Apparently Conan Doyle was so enamored by the fighting art, that he made Holmes a practitioner of the art. However, the self defence style’s name might be misleading as Barton-Wright also studied judo under that art’s founder Jigoro Kano, and further incorprated into baritsu French foot fighting, English style boxing, the use of coat as a self defense weapon, and La Canne; a walking-stick fighting method created by famous Swiss fencer Pierre Vigny.
Thus, anyone who knows the aforementioned piece of Moriarty/Holmes lore also knows where A Game of Shadows is heading. Yet it’s the madcap adventure of gallivanting across pre-World War I Europe that makes this film pure golden magic, as Holmes uses his smarts, powers of deduction, martial forethought and baritsu against a London street gang hit squad, a parkour (street running) Cossack assassin, a hook that makes Holmes feel like a slaughtered animal, the best sniper in the British Army, squads of killers loyal to the German Kaiser, and heavy artillery ending with the expected mayhem of a mano-a-mano match with Moriarty.

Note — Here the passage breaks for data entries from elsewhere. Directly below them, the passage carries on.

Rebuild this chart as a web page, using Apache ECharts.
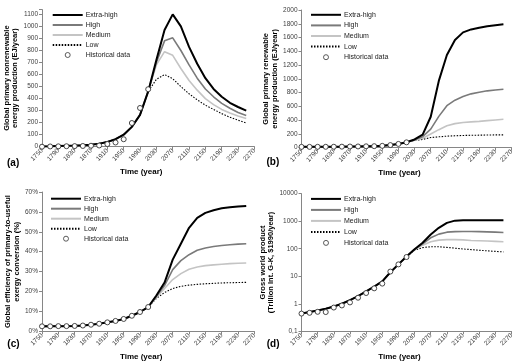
<!DOCTYPE html>
<html><head><meta charset="utf-8">
<script src="https://cdn.jsdelivr.net/npm/echarts@6/dist/echarts.min.js"></script>
<style>html,body{margin:0;padding:0;background:#fff}#c{width:520px;height:364px}</style>
</head><body><div id="c"></div>
<script>
const years = [1750,1770,1790,1810,1830,1850,1870,1890,1910,1930,1950,1970,1990,2010,2030,2050,2070,2090,2110,2130,2150,2170,2190,2210,2230,2250,2270];
const scenarioNames = ['Extra-high','High','Medium','Low'];
const histName = 'Historical data';

// (a) nonrenewable energy production, EJ/year
const aExtraHigh = [2,3,5,7,9,12,17,25,40,62,100,165,265,460,720,970,1100,1000,830,690,570,480,415,365,330,300];
const aHigh      = [2,3,5,7,9,12,17,25,40,62,100,165,265,460,700,880,905,800,680,570,480,415,360,320,285,260];
const aMedium    = [2,3,5,7,9,12,17,25,40,62,100,165,265,460,680,790,760,650,550,470,400,350,310,280,255,235];
const aLow       = [2,3,5,7,9,12,17,25,40,62,100,165,265,460,560,600,565,500,440,390,345,310,275,245,220,197];
const aHist      = [0,2,3,4,5,6,8,10,22,35,62,197,322,478];

// (b) renewable energy production, EJ/year
const bExtraHigh = [12,12,13,13,14,15,17,18,20,22,27,38,55,80,120,190,450,970,1346,1564,1675,1718,1742,1765,1780,1792];
const bHigh      = [12,12,13,13,14,15,17,18,20,22,27,38,55,80,115,160,270,455,610,690,744,782,806,826,838,850];
const bMedium    = [12,12,13,13,14,15,17,18,20,22,27,38,55,80,110,138,200,262,320,350,365,375,383,393,403,413];
const bLow       = [12,12,13,13,14,15,17,18,20,22,27,38,55,80,105,120,148,158,168,173,178,180,182,184,186,187];
const bHist      = [12,12,13,13,14,15,17,18,20,22,27,38,55,78];

// (c) efficiency of primary-to-useful exergy conversion, %
const cExtraHigh = [2.5,2.5,2.6,2.6,2.7,2.9,3.3,3.8,4.5,5.2,6.2,7.8,9.7,12.2,18,24.5,36,44,52,57,59.5,60.8,61.8,62.3,62.7,63];
const cHigh      = [2.5,2.5,2.6,2.6,2.7,2.9,3.3,3.8,4.5,5.2,6.2,7.8,9.7,12.2,17.5,23,31,35.5,38.5,40.7,41.9,42.6,43.1,43.5,43.8,44];
const cMedium    = [2.5,2.5,2.6,2.6,2.7,2.9,3.3,3.8,4.5,5.2,6.2,7.8,9.7,12.2,17,21.5,26,29,31.2,32.3,33,33.4,33.7,34,34.2,34.3];
const cLow       = [2.5,2.5,2.6,2.6,2.7,2.9,3.3,3.8,4.5,5.2,6.2,7.8,9.7,12.2,16.5,19.5,21.5,22.6,23.2,23.6,23.9,24.1,24.3,24.4,24.5,24.6];
const cHist      = [2.5,2.5,2.6,2.6,2.7,2.9,3.3,3.8,4.5,5.2,6.2,7.8,9.7,12.2];

// (d) gross world product, trillion Int. G-K $1990/year
const dExtraHigh = [0.44,0.5,0.57,0.66,0.8,1.0,1.35,1.9,2.8,4.2,6.5,14,27,52,96,165,330,575,870,1050,1080,1080,1080,1080,1080,1080];
const dHigh      = [0.44,0.5,0.57,0.66,0.8,1.0,1.35,1.9,2.8,4.2,6.5,14,27,52,95,150,250,340,400,420,425,425,420,410,400,390];
const dMedium    = [0.44,0.5,0.57,0.66,0.8,1.0,1.35,1.9,2.8,4.2,6.5,14,27,52,92,135,180,205,215,215,210,200,195,190,185,180];
const dLow       = [0.44,0.5,0.57,0.66,0.8,1.0,1.35,1.9,2.8,4.2,6.5,14,27,52,88,110,118,118,112,105,98,93,88,84,80,77];
const dHist      = [0.44,0.47,0.51,0.50,0.73,0.87,1.12,1.66,2.46,3.64,5.4,14.8,27,50];

const yTitles = ['Global primary nonrenewable\nenergy production (EJ/year)',
                 'Global primary renewable\nenergy production (EJ/year)',
                 'Global efficiency of primary-to-useful\nexergy conversion (%)',
                 'Gross world product\n(Trillion Int. G-K, $1990/year)'];
const panelLabels = ['(a)','(b)','(c)','(d)'];

const FONT = '"Liberation Sans", Arial, sans-serif';
const AXC = '#868686';
const lineStyles = [
  {color:'#000000', width:2, type:'solid'},
  {color:'#7a7a7a', width:1.6, type:'solid'},
  {color:'#c4c4c4', width:1.6, type:'solid'},
  {color:'#000000', width:1.1, type:[1.5,1.5]}
];
const panels = [
  {lines:[aExtraHigh,aHigh,aMedium,aLow], hist:aHist},
  {lines:[bExtraHigh,bHigh,bMedium,bLow], hist:bHist},
  {lines:[cExtraHigh,cHigh,cMedium,cLow], hist:cHist},
  {lines:[dExtraHigh,dHigh,dMedium,dLow], hist:dHist}
];

const grids = [
  {left:42, top:9.6, width:212.4, height:137.1},
  {left:301.5, top:10, width:210, height:137.7},
  {left:42, top:192, width:212.4, height:139.3},
  {left:301.5, top:193.7, width:210, height:137.6}
];

const xAxes = grids.map((g,i)=>({
  type:'category', gridIndex:i, data:years, boundaryGap:false,
  axisLine:{lineStyle:{color:AXC}},
  axisTick:{show:true, interval:1, length:3, lineStyle:{color:AXC}},
  axisLabel:{interval:1, rotate:45, fontSize:6.5, color:'#404040', fontFamily:FONT, margin:3},
  name:'Time (year)', nameLocation:'middle', nameGap:21,
  nameTextStyle:{fontSize:8, fontWeight:'bold', color:'#000', fontFamily:FONT, padding:[0,14,0,0]}
}));

const yBase = {
  axisLine:{show:true, lineStyle:{color:AXC}},
  axisTick:{show:true, length:3, lineStyle:{color:AXC}},
  splitLine:{show:false},
  nameLocation:'middle', nameRotate:90,
  nameTextStyle:{fontSize:7.5, fontWeight:'bold', color:'#000', fontFamily:FONT, lineHeight:8.5}
};
const lbl = {fontSize:6.5, color:'#404040', fontFamily:FONT, margin:4};
const yAxes = [
  Object.assign({}, yBase, {type:'value', gridIndex:0, min:0, max:1140, interval:100, name:yTitles[0], nameGap:15,
    axisLabel:Object.assign({}, lbl, {formatter:v => (v % 100 === 0 ? String(v) : '')})}),
  Object.assign({}, yBase, {type:'value', gridIndex:1, min:0, max:2000, interval:200, name:yTitles[1], nameGap:19,
    axisLabel:Object.assign({}, lbl, {formatter:v => String(v)})}),
  Object.assign({}, yBase, {type:'value', gridIndex:2, min:0, max:70, interval:10, name:yTitles[2], nameGap:15,
    axisLabel:Object.assign({}, lbl, {formatter:v => v + '%'})}),
  Object.assign({}, yBase, {type:'log', logBase:10, gridIndex:3, min:0.1, max:10000, name:yTitles[3], nameGap:14,
    axisLabel:Object.assign({}, lbl, {formatter:v => (v < 1 ? '0,1' : String(Math.round(v)))})})
];

const series = [];
panels.forEach((p,i)=>{
  p.lines.forEach((d,k)=>{
    series.push({type:'line', name:scenarioNames[k], xAxisIndex:i, yAxisIndex:i, data:d,
      symbol:'none', lineStyle:lineStyles[k], itemStyle:{color:lineStyles[k].color},
      silent:true, animation:false, z:2+(3-k)});
  });
  series.push({type:'scatter', name:histName, xAxisIndex:i, yAxisIndex:i, data:p.hist,
    symbol:'circle', symbolSize:5,
    itemStyle:{color:'#ffffff', borderColor:'#333333', borderWidth:0.9, opacity:1},
    animation:false, z:10});
});

const legendPos = [
  {left:51.7, top:10, lh:10},
  {left:310, top:9.5, lh:10.6},
  {left:50, top:193.7, lh:10},
  {left:310, top:193.4, lh:11}
];
const legendData = scenarioNames.map(n => ({name:n, itemStyle:{opacity:0}}))
  .concat([{name:histName, itemStyle:{color:'#ffffff', borderColor:'#333333', borderWidth:0.8}}]);
const legends = legendPos.map(p=>({
  orient:'vertical', left:p.left, top:p.top, itemWidth:30, itemHeight:5, itemGap:0, padding:0,
  data:legendData, selectedMode:false,
  textStyle:{fontSize:7, color:'#222', fontFamily:FONT, lineHeight:p.lh, padding:[0,0,0,-2]}
}));

const labelPos = [[13,164],[272.5,163.5],[13.3,345.5],[272.7,345.5]];
const graphics = labelPos.map((p,i)=>({
  type:'text', left:p[0]-6, top:p[1]-6,
  style:{text:panelLabels[i], fontSize:10, fontWeight:'bold', fill:'#000', font:'bold 10px "Liberation Sans", Arial, sans-serif'}
}));

const chart = echarts.init(document.getElementById('c'), null, {renderer:'canvas'});
chart.setOption({
  animation:false,
  backgroundColor:'#ffffff',
  grid:grids, xAxis:xAxes, yAxis:yAxes, series:series, legend:legends, graphic:graphics
});
</script>
</body></html>
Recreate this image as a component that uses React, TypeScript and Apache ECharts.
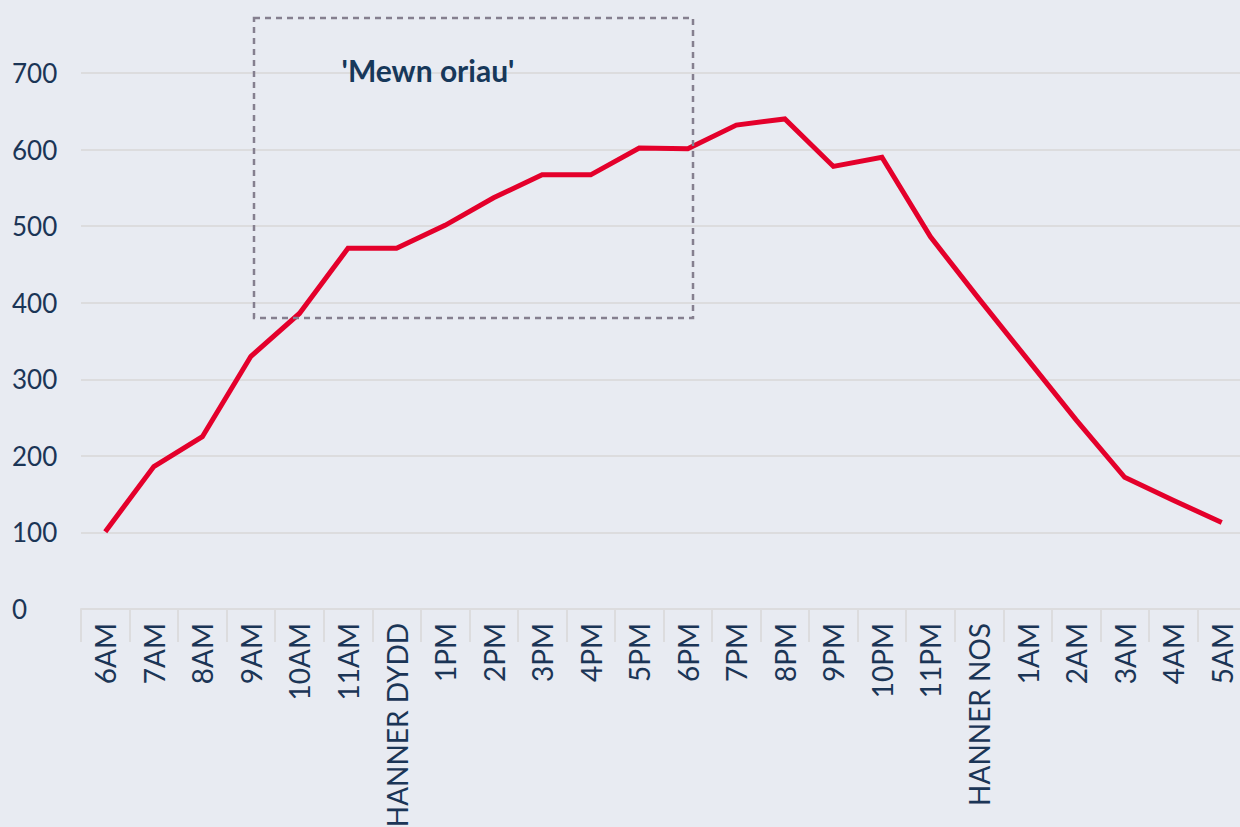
import React, { useEffect, useRef } from "react";
import * as echarts from "echarts";

const categories = [
  "6AM", "7AM", "8AM", "9AM", "10AM", "11AM", "HANNER DYDD", "1PM", "2PM", "3PM", "4PM", "5PM",
  "6PM", "7PM", "8PM", "9PM", "10PM", "11PM", "HANNER NOS", "1AM", "2AM", "3AM", "4AM", "5AM",
];
const values = [
  101, 186, 225, 330, 386, 471, 471, 501, 537, 567, 567, 602,
  601, 632, 640, 578, 590, 486, 405, 326, 247, 172, 142, 113,
];
const yTicks = { min: 0, max: 700, interval: 100 };
const annotationText = "'Mewn oriau'";

const FONT = "Lato, 'Noto Sans', sans-serif";
const NAVY = "#1b3556";

export default function App() {
  const ref = useRef<HTMLDivElement>(null);
  useEffect(() => {
    if (!ref.current) return;
    const chart = echarts.init(ref.current, undefined, { renderer: "svg" });
    chart.setOption({
      animation: false,
      backgroundColor: "#e8ebf2",
      grid: {
        left: 81,
        right: 0,
        top: 73,
        bottom: 218,
        containLabel: false,
        outerBoundsMode: "none",
      },
      xAxis: {
        type: "category",
        data: categories,
        boundaryGap: true,
        axisLine: { lineStyle: { color: "#dcdcde", width: 2 } },
        axisTick: { show: true, length: 33, lineStyle: { color: "#dcdcde", width: 2 } },
        axisLabel: {
          rotate: 90,
          interval: 0,
          margin: 14,
          color: NAVY,
          fontSize: 28,
          fontFamily: FONT,
        },
      },
      yAxis: {
        type: "value",
        min: yTicks.min,
        max: yTicks.max,
        interval: yTicks.interval,
        axisLine: { show: false },
        axisTick: { show: false },
        splitLine: { lineStyle: { color: "#dcdcde", width: 2 } },
        axisLabel: {
          align: "left",
          margin: 69,
          color: NAVY,
          fontSize: 26,
          fontFamily: FONT,
        },
      },
      series: [
        {
          type: "line",
          data: values,
          symbol: "none",
          lineStyle: { color: "#e4002b", width: 5, join: "miter" },
        },
      ],
      graphic: [
        {
          type: "rect",
          shape: { x: 254, y: 18, width: 439, height: 300 },
          style: { fill: "none", stroke: "#857f8f", lineWidth: 2.5, lineDash: [6, 5] },
          z: 10,
        },
        {
          type: "text",
          x: 428,
          y: 70,
          style: {
            text: annotationText,
            fill: "#17385a",
            font: `bold 30px ${FONT}`,
            align: "center",
            verticalAlign: "middle",
          },
          z: 10,
        },
      ],
    });
    return () => chart.dispose();
  }, []);
  return (
    <div
      style={{ position: "absolute", left: 0, top: 0, width: 1240, height: 827, overflow: "hidden" }}
    >
      <div ref={ref} style={{ width: 1246, height: 827 }} />
    </div>
  );
}
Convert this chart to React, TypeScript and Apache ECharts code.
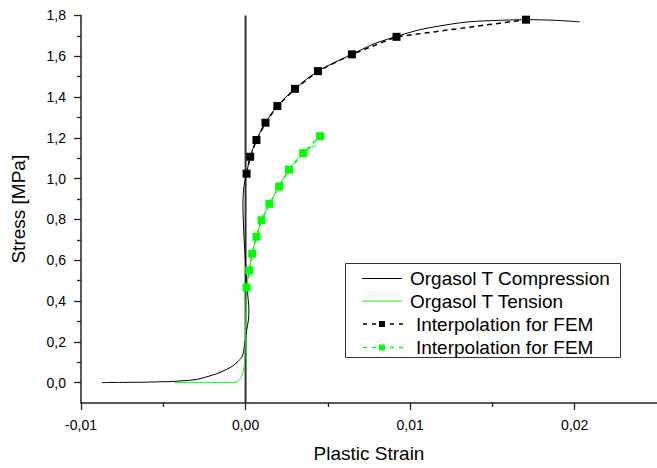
import { useEffect, useRef } from 'react';
import * as echarts from 'echarts';

// Measured curve: Orgasol T, compression (plastic strain, stress MPa)
const compStrain = [-0.00873, -0.0075, -0.0062, -0.0052, -0.0046, -0.0038, -0.003, -0.0022, -0.0017, -0.00117, -0.00075, -0.00045, -0.0002, -0.00006, 0.00005, 0.00018, 0.0002, 0.00012, 0.0, -0.0001, -0.00016, -0.0001, 0.00006, 0.00028, 0.00066, 0.00121, 0.00193, 0.003, 0.0044, 0.00646, 0.0078, 0.00917, 0.0105, 0.0117, 0.0135, 0.0155, 0.01704, 0.0188, 0.0203];
const compStress = [0.0, 0.001, 0.002, 0.004, 0.005, 0.009, 0.015, 0.032, 0.045, 0.064, 0.083, 0.105, 0.128, 0.185, 0.25, 0.31, 0.36, 0.44, 0.586, 0.72, 0.876, 0.96, 1.024, 1.107, 1.189, 1.274, 1.356, 1.44, 1.527, 1.609, 1.66, 1.697, 1.728, 1.747, 1.768, 1.776, 1.779, 1.776, 1.768];

// Measured curve: Orgasol T, tension
const tensStrain = [-0.0043, -0.003, -0.002, -0.001, -0.00066, -0.00036, -0.00016, -0.00006, 0.0, 0.00004, 0.00006, 0.00022, 0.0004, 0.00066, 0.00097, 0.00145, 0.00204, 0.00264, 0.0035, 0.0043];
const tensStress = [0.0, 0.0, 0.0, 0.0, 0.001, 0.016, 0.048, 0.104, 0.265, 0.426, 0.466, 0.55, 0.632, 0.715, 0.796, 0.876, 0.961, 1.044, 1.125, 1.165];

// Interpolation for FEM (compression)
const femCompStrain = [0.00006, 0.00028, 0.00066, 0.00121, 0.00193, 0.003, 0.0044, 0.00646, 0.00917, 0.01704];
const femCompStress = [1.024, 1.107, 1.189, 1.274, 1.356, 1.44, 1.527, 1.609, 1.695, 1.779];

// Interpolation for FEM (tension)
const femTensStrain = [0.00006, 0.00022, 0.0004, 0.00066, 0.00097, 0.00145, 0.00204, 0.00264, 0.0035, 0.00453];
const femTensStress = [0.466, 0.55, 0.632, 0.715, 0.796, 0.876, 0.961, 1.044, 1.125, 1.208];

const xMajorTicks = [-0.01, 0, 0.01, 0.02];
const xMinorTicks = [-0.005, 0.005, 0.015];
const yMajorTicks = [0, 0.2, 0.4, 0.6, 0.8, 1.0, 1.2, 1.4, 1.6, 1.8];
const yMinorTicks = [0.1, 0.3, 0.5, 0.7, 0.9, 1.1, 1.3, 1.5, 1.7];
const zeroLineX = [0, 0];
const zeroLineY = [-0.1, 1.8];

const seriesNames = ['Orgasol T Compression', 'Orgasol T Tension', 'Interpolation for FEM', 'Interpolation for FEM'];
const xTitle = 'Plastic Strain';
const yTitle = 'Stress [MPa]';

const zip = (a: number[], b: number[]) => a.map((v, i) => [v, b[i]]);

const FONT = '"Liberation Sans", Arial, sans-serif';
const GREEN = '#00ff00';

export default function App() {
  const ref = useRef<HTMLDivElement>(null);
  useEffect(() => {
    if (!ref.current) return;
    const chart = echarts.init(ref.current, undefined, { renderer: 'svg' });
    const axisCommon = {
      type: 'value' as const,
      splitLine: { show: false },
    };
    const legendRows = [278.5, 301, 324, 347.5];
    const legendEls: any[] = [
      {
        type: 'rect',
        shape: { x: 345.5, y: 263.5, width: 275, height: 94 },
        style: { fill: '#fff', stroke: '#333', lineWidth: 1 },
      },
    ];
    seriesNames.forEach((name, i) => {
      const y = legendRows[i];
      const color = i % 2 === 0 ? '#000' : GREEN;
      if (i < 2) {
        legendEls.push({
          type: 'line',
          shape: { x1: 362, y1: y, x2: 402, y2: y },
          style: { stroke: color, lineWidth: 1 },
        });
      } else {
        legendEls.push({
          type: 'line',
          shape: { x1: 363, y1: y, x2: 404, y2: y },
          style: { stroke: color, lineWidth: 1.3, lineDash: [4, 5] },
        });
        legendEls.push({
          type: 'rect',
          shape: { x: 379, y: y - 3, width: 6, height: 6 },
          style: { fill: color },
        });
      }
      legendEls.push({
        type: 'text',
        x: i < 2 ? 410 : 416,
        y,
        style: {
          text: name,
          fontSize: 19,
          fontFamily: FONT,
          fill: '#000',
          verticalAlign: 'middle',
          align: 'left',
        },
      });
    });

    chart.setOption({
      animation: false,
      backgroundColor: '#fff',
      grid: { left: 81, right: -3, top: 15.4, bottom: 58.9, containLabel: false },
      xAxis: [
        {
          ...axisCommon,
          min: -0.01,
          max: 0.025,
          name: xTitle,
          nameLocation: 'middle',
          nameGap: 41,
          nameTextStyle: { fontSize: 19, fontFamily: FONT, color: '#000' },
          axisLine: { show: true, onZero: false, lineStyle: { color: '#222', width: 1.5 } },
          axisTick: { show: true, inside: false, length: 7, customValues: xMajorTicks, lineStyle: { color: '#222', width: 1.3 } },
          axisLabel: {
            customValues: xMajorTicks,
            formatter: (v: number) => v.toFixed(2).replace('.', ','),
            fontSize: 14,
            fontFamily: FONT,
            color: '#000',
            margin: 15,
          },
        },
        {
          ...axisCommon,
          min: -0.01,
          max: 0.025,
          position: 'bottom',
          offset: 0,
          axisLine: { show: false, onZero: false },
          axisTick: { show: true, inside: false, length: 4, customValues: xMinorTicks, lineStyle: { color: '#222', width: 1.3 } },
          axisLabel: { show: false },
        },
      ],
      yAxis: [
        {
          ...axisCommon,
          min: -0.1,
          max: 1.8,
          name: yTitle,
          nameLocation: 'middle',
          nameGap: 53,
          nameTextStyle: { fontSize: 19, fontFamily: FONT, color: '#000' },
          axisLine: { show: true, onZero: false, lineStyle: { color: '#222', width: 1.5 } },
          axisTick: { show: true, inside: false, length: 7, customValues: yMajorTicks, lineStyle: { color: '#222', width: 1.3 } },
          axisLabel: {
            customValues: yMajorTicks,
            formatter: (v: number) => v.toFixed(1).replace('.', ','),
            fontSize: 14,
            fontFamily: FONT,
            color: '#000',
            margin: 15,
          },
        },
        {
          ...axisCommon,
          min: -0.1,
          max: 1.8,
          position: 'left',
          offset: 0,
          axisLine: { show: false, onZero: false },
          axisTick: { show: true, inside: false, length: 4, customValues: yMinorTicks, lineStyle: { color: '#222', width: 1.3 } },
          axisLabel: { show: false },
        },
      ],
      series: [
        {
          type: 'line',
          data: zip(zeroLineX, zeroLineY),
          symbol: 'none',
          lineStyle: { color: '#333', width: 2 },
          silent: true,
        },
        {
          name: seriesNames[0],
          type: 'line',
          data: zip(compStrain, compStress),
          symbol: 'none',
          smooth: 0.3,
          lineStyle: { color: '#000', width: 1 },
        },
        {
          name: seriesNames[1],
          type: 'line',
          data: zip(tensStrain, tensStress),
          symbol: 'none',
          smooth: 0.3,
          lineStyle: { color: GREEN, width: 1 },
        },
        {
          name: seriesNames[2],
          type: 'line',
          data: zip(femCompStrain, femCompStress),
          symbol: 'rect',
          symbolSize: 8,
          itemStyle: { color: '#000' },
          lineStyle: { color: '#000', width: 1.5, type: [5, 4] },
        },
        {
          name: seriesNames[3],
          type: 'line',
          data: zip(femTensStrain, femTensStress),
          symbol: 'rect',
          symbolSize: 8,
          itemStyle: { color: GREEN },
          lineStyle: { color: GREEN, width: 1.5, type: [5, 4] },
        },
      ],
      graphic: [{ type: 'group', children: legendEls }],
    });
    return () => chart.dispose();
  }, []);
  return (
    <div
      ref={ref}
      style={{ position: 'fixed', left: 0, top: 0, width: 657, height: 468, background: '#fff' }}
    />
  );
}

Of note, Conan-Doyle also subliminally added in something very Asian into his original Holmes character that is the foundation for the calm that characterized the suave Holmes demeanor. It is rooted and hidden in Conan Doyle’s interest in the mysticism of India, specifically the meditative sound of “ohm.” The Cockney accent of East London would pronounce “Holmes” without the “H,” thereby calling the centered detective “Olmes.” How incredible is it that Asian mysticism has been alive and well in Victorian England since 1887, the year the first Sherlock Holmes story A Study in Scarlet was published.